Databricks Notebooks: 2024 Update 

Databricks introduced the next generation of Databricks Notebooks in June 2024 with a more modern interface and powerful new features such as: 

1- A Modern, Intuitive User Interface 

The most immediately noticeable change in the new Databricks Notebooks is the completely redesigned user interface. This isn’t just a cosmetic update; it’s a fundamental reimagining of how users interact with their data and code. 

  • Streamlined UX: The new interface strikes a perfect balance between simplicity and functionality. By focusing on the essentials, Databricks has created an environment that minimizes distractions and maximizes productivity. 
  • Adaptive Design: Recognizing that different users have different needs, the new interface offers customization options. Whether you’re a seasoned data scientist or a business analyst dipping your toes into code, you can tailor the notebook experience to your preferences. 
  • Improved Markdown Editor: With a live preview feature and a user-friendly toolbar, creating rich, formatted documentation within your notebooks has never been easier. This encourages better documentation practices, leading to more maintainable and shareable work. 

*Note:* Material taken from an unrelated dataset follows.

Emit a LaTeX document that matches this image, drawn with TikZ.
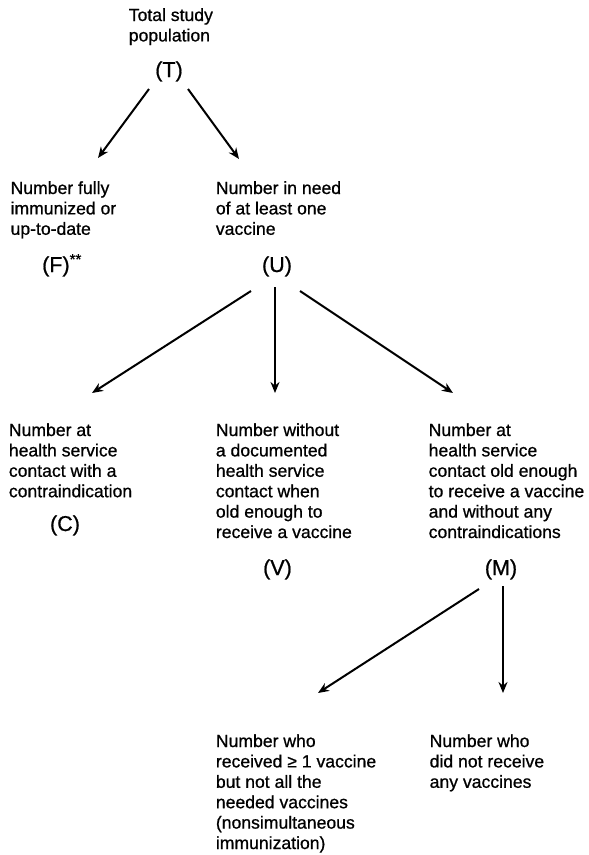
\documentclass[tikz,border=0pt]{standalone}
\usepackage{fontspec}
\setmainfont{Liberation Sans}[BoldFont=Liberation Sans, BoldFeatures={FakeBold=0.8}]
\usetikzlibrary{arrows.meta}
\newcommand{\txtblock}[1]{\begin{tabular}[t]{@{}l@{}}#1\end{tabular}}
\begin{document}
\begin{tikzpicture}[x=1pt,y=-1pt,
  txt/.style={anchor=base west, inner sep=0pt, font=\fontsize{17.6}{20.4}\selectfont\bfseries},
  lbl/.style={anchor=base, inner sep=0pt, font=\fontsize{21.5}{24}\selectfont\bfseries},
  arr/.style={line width=2pt, -{Stealth[length=11pt,width=9pt,inset=3.5pt]}}]
\useasboundingbox (0,0) rectangle (589,855);

% text blocks
\node[txt] (tT) at (128.6,21) {\txtblock{Total study\\population}};
\node[lbl] (T) at (169,77) {(T)};

\node[txt] (tF) at (10.4,194) {\txtblock{Number fully\\immunized or\\up-to-date}};
\node[lbl, anchor=base west] (F) at (42,272) {(F)\textsuperscript{**}};

\node[txt] (tU) at (215.7,194) {\txtblock{Number in need\\of at least one\\vaccine}};
\node[lbl] (U) at (277,272) {(U)};

\node[txt] (tC) at (8.7,436) {\txtblock{Number at\\health service\\contact with a\\contraindication}};
\node[lbl] (C) at (65,531) {(C)};

\node[txt] (tV) at (215.7,436) {\txtblock{Number without\\a documented\\health service\\contact when\\old enough to\\receive a vaccine}};
\node[lbl] (V) at (277.5,575) {(V)};

\node[txt] (tM) at (428.5,436) {\txtblock{Number at\\health service\\contact old enough\\to receive a vaccine\\and without any\\contraindications}};
\node[lbl] (M) at (501,575) {(M)};

\node[txt] (tN) at (215.7,747) {\txtblock{Number who\\received ≥ 1 vaccine\\but not all the\\needed vaccines\\(nonsimultaneous\\immunization)}};
\node[txt] (tD) at (429.5,747) {\txtblock{Number who\\did not receive\\any vaccines}};

% arrow end points
\coordinate (T1) at (149,89);
\coordinate (T2) at (188,89);
\coordinate (F0) at (98,158);
\coordinate (U0) at (239,159);
\coordinate (U1) at (251,291);
\coordinate (U2) at (275,287);
\coordinate (U3) at (300,291);
\coordinate (C0) at (92,393);
\coordinate (V0) at (275,393);
\coordinate (M0) at (453,393);
\coordinate (M1) at (479,589);
\coordinate (M2) at (503,586);
\coordinate (N0) at (318,693);
\coordinate (D0) at (503,693);

\draw[arr] (T1) -- (F0);
\draw[arr] (T2) -- (U0);
\draw[arr] (U1) -- (C0);
\draw[arr] (U2) -- (V0);
\draw[arr] (U3) -- (M0);
\draw[arr] (M1) -- (N0);
\draw[arr] (M2) -- (D0);
\end{tikzpicture}
\end{document}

2- Enhanced Data Exploration Capabilities 

One of the most exciting additions to Databricks Notebooks is the new Results Table. This feature transforms how users interact with their data outputs, making exploratory data analysis more intuitive and efficient. 

  • Improved Performance: The new Results Table offers endless scrolling and increased data density, allowing users to navigate large datasets with ease. 
  • Advanced Filtering and Sorting: Users can now perform multi-column sorting and apply sophisticated filters directly to their output data. This includes the ability to filter by data type-specific conditions and even use natural language queries (coming soon). 
  • Integrated Search: Finding specific values or columns in your output has never been easier, thanks to the new integrated search functionality. 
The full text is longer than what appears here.